Hearing device separates simultaneous voices, amplifies the 'target' speaker

Speaker-independent auditory attention decoding without access to clean speech sources

Peer-Reviewed Publication

American Association for the Advancement of Science (AAAS)

Picking out one voice from many at a crowded party is a challenge for assistive hearing devices. Now, Cong Han and colleagues have developed a new speech separation system that automatically separates audio from different speakers in a crowded environment and compares these voices to the listener's brainwaves, so that the voice of the speaker who is the center of the listener's attention sounds the loudest. The system is suited to real-world situations where the device hasn't been trained previously using the specific voices of speakers. Some assistive hearing devices can suppress background noises in a "crowded" acoustic environment, but this solution doesn't work in a situation like the noisy party, where the device doesn't know which background voices to amplify (the speaker who the person is listening to) and which to lower (everyone else).
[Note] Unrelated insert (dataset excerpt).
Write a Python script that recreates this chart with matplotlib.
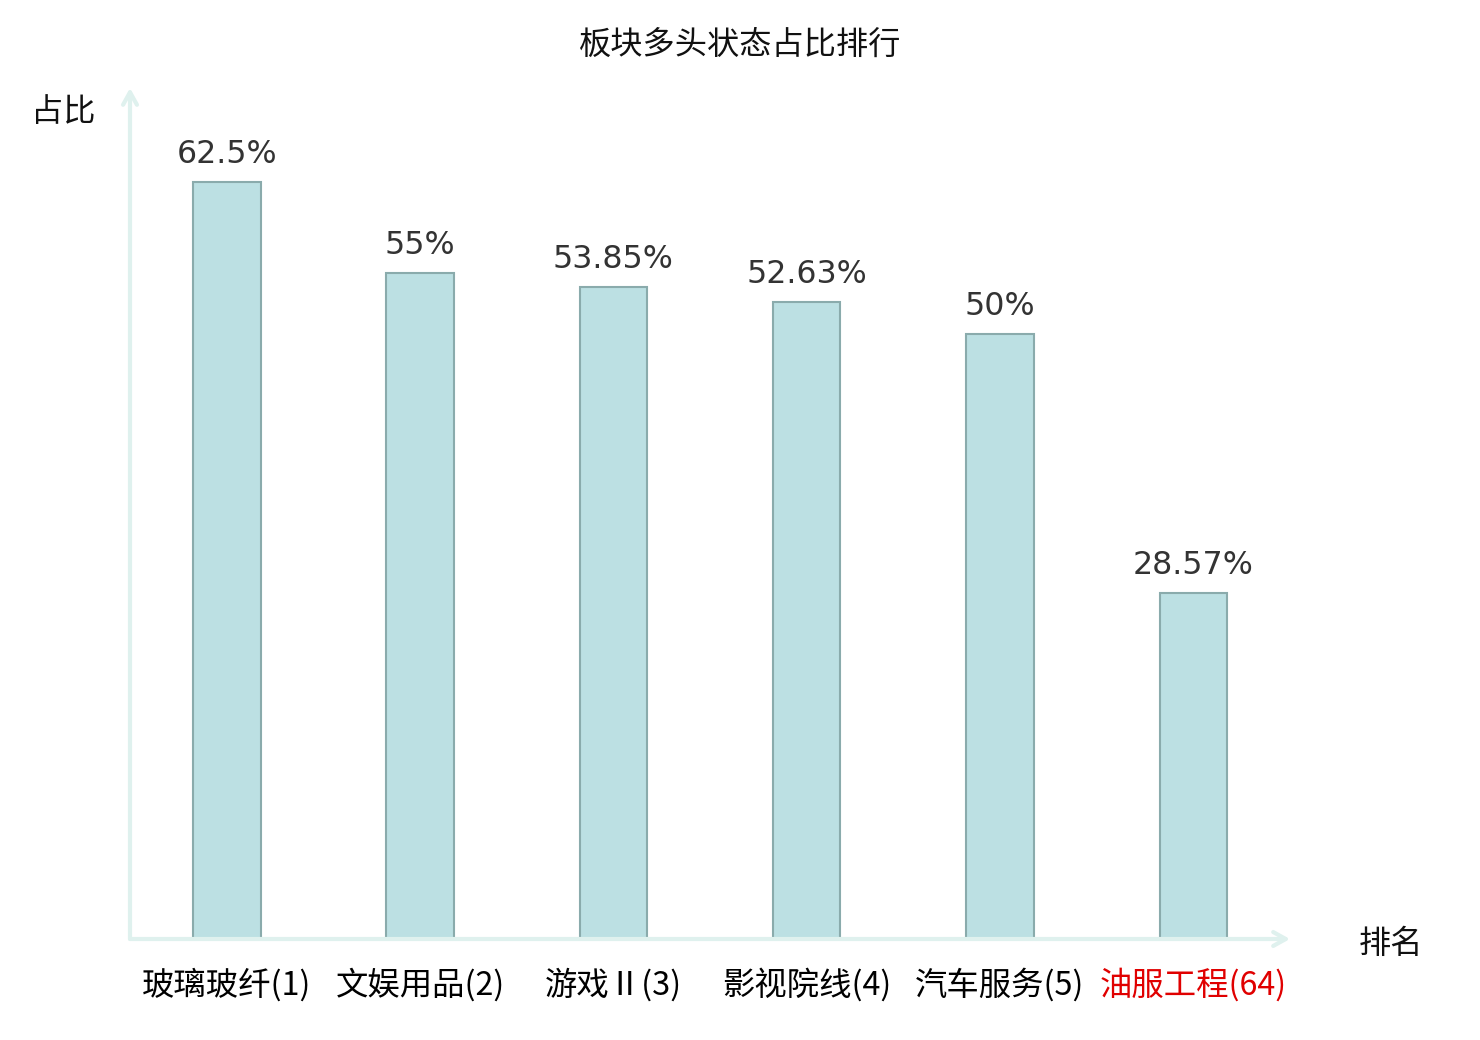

Combining speech processing technology and a brain-computer interface, Han et al. created a new algorithm that first separates the voices of speakers in a multi-talker audio environment, then compares the audio "fingerprint" or spectrogram of those voices against a spectrogram that is reconstructed from neural responses in a listener's auditory cortex, to find out which one belongs to the person the listener is focusing on. This speaker's voice is then amplified before delivering the sound to the listener. While the current system uses invasive measures to determine the listener neural response, the researchers say noninvasive measurements of brainwaves through the scalp or over the ear could be used as well.